I suspect that in the years between then, and whenever RB moved in, it was good number of other things. There's some sort of label scar on the awning, but nothing I can read.
Cayce School / Lexington District Two Learning Center, Lexington Avenue Cayce: 1990s(?) 25 comments
I don't really know anything about Cayce School. I'm guessing that given the name, it was the school in Cayce at one time. The (Guignard?) brick architecture could easily go back to the 1940s I suppose. The pictures don't really make it clear, but as this aerial view from google maps shows, the school is really just one building with several different wings:
Of course it's a building that takes up a block of its own, being bounded by 3rd Avenue, Lexington Avenue (on which it fronts), Poplar Street and 8th Street.
At some point it appears that it stopped being a "school" as such and was taken over by Lexington District Two as a "Learning Center". (I have to say that the picture with the sign indicating such would make a good funny email to forward around Mississippi education circles..).
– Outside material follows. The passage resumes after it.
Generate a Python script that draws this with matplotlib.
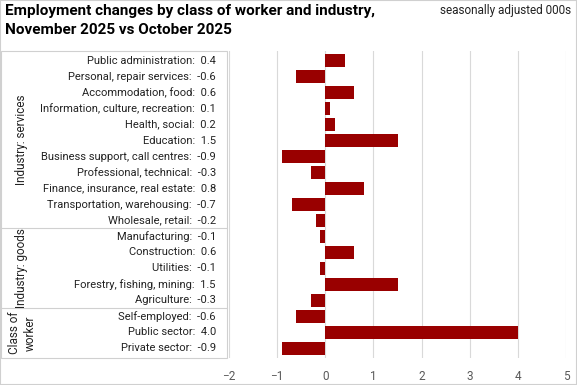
import matplotlib
matplotlib.use("Agg")
import matplotlib.pyplot as plt
from matplotlib import font_manager
from matplotlib.transforms import blended_transform_factory

labels = [
    "Private sector", "Public sector", "Self-employed",
    "Agriculture", "Forestry, fishing, mining", "Utilities", "Construction", "Manufacturing",
    "Wholesale, retail", "Transportation, warehousing", "Finance, insurance, real estate",
    "Professional, technical", "Business support, call centres", "Education",
    "Health, social", "Information, culture, recreation", "Accommodation, food",
    "Personal, repair services", "Public administration",
]
values = [-0.9, 4.0, -0.6,
          -0.3, 1.5, -0.1, 0.6, -0.1,
          -0.2, -0.7, 0.8, -0.3, -0.9, 1.5, 0.2, 0.1, 0.6, -0.6, 0.4]
groups = ["Class of\nworker", "Industry: goods", "Industry: services"]
group_bounds = [(-0.6, 2.5), (2.5, 7.5), (7.5, 18.6)]
xticks = [-2, -1, 0, 1, 2, 3, 4, 5]

names = {f.name for f in font_manager.fontManager.ttflist}
narrow = "Liberation Sans Narrow" if "Liberation Sans Narrow" in names else "Roboto"
plt.rcParams["font.family"] = ["Roboto", "DejaVu Sans"]

W, H = 577, 385
fig = plt.figure(figsize=(W / 100, H / 100), dpi=100)
ax = fig.add_axes([229 / W, 27 / H, 337 / W, 307 / H])

ypos = list(range(len(labels)))
ax.barh(ypos, values, height=0.8, color="#990000", zorder=3)
ax.set_xlim(-2, 5)
ax.set_ylim(-0.6, 18.6)
ax.set_xticks(xticks)
ax.set_yticks([])
ax.grid(axis="x", color="#d9d9d9", linewidth=0.8, zorder=0)
ax.tick_params(axis="x", length=0, labelsize=8.5, labelcolor="#595959", pad=9)
for s in ax.spines.values():
    s.set_visible(False)

tr = blended_transform_factory(fig.transFigure, ax.transData)
# white table over the left part of the plot
fig.patches.append(plt.Rectangle((1 / W, 27 / H), 226 / W, 307 / H, transform=fig.transFigure,
                                 facecolor="white", edgecolor="#d0d0d0", linewidth=0.8, zorder=5))
for lab, v in zip(labels, values):
    fig.text(216 / W, ypos[labels.index(lab)], f"{lab}:  {v:.1f}", transform=tr,
             ha="right", va="center", fontsize=8, color="#222222", zorder=6)
for b in [2.5, 7.5]:
    fig.lines.append(plt.Line2D([1 / W, 227 / W], [b, b], transform=tr, color="#d0d0d0",
                                linewidth=0.8, zorder=6))
for g, (lo, hi) in zip(groups, group_bounds):
    fig.text(22 / W, (lo + hi) / 2, g, transform=tr, rotation=90, ha="center", va="center",
             fontsize=8.5, color="#222222", linespacing=1.3, zorder=6)

fig.text(5 / W, 1 - 4 / H, "Employment changes by class of worker and industry,\nNovember 2025 vs October 2025",
         ha="left", va="top", fontsize=11, fontweight="bold", family=narrow, linespacing=1.45)
fig.text(1 - 6 / W, 1 - 4 / H, "seasonally adjusted 000s", ha="right", va="top", fontsize=8.5,
         color="#222222")

fig.patches.append(plt.Rectangle((0, 0), 1, 1, transform=fig.transFigure, fill=False,
                                 edgecolor="#d0d0d0", linewidth=1.5, zorder=10))
fig.savefig("out.png", dpi=100)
The building has obviously been out of use for a good while, and I think only the fact that it is in the middle of a residential area has kept it from being vandalized and tagged to a fare-thee-well. Certainly it is decrepit, which can be seen in the google view (which can be zoomed) as well as my pictures. Signs around the school indicate that the lot is to become luxury townhomes in a gated community, so I suppose the building will be demolished at some point, though with the current real-estate market, I doubt the developers will be in a big hurry.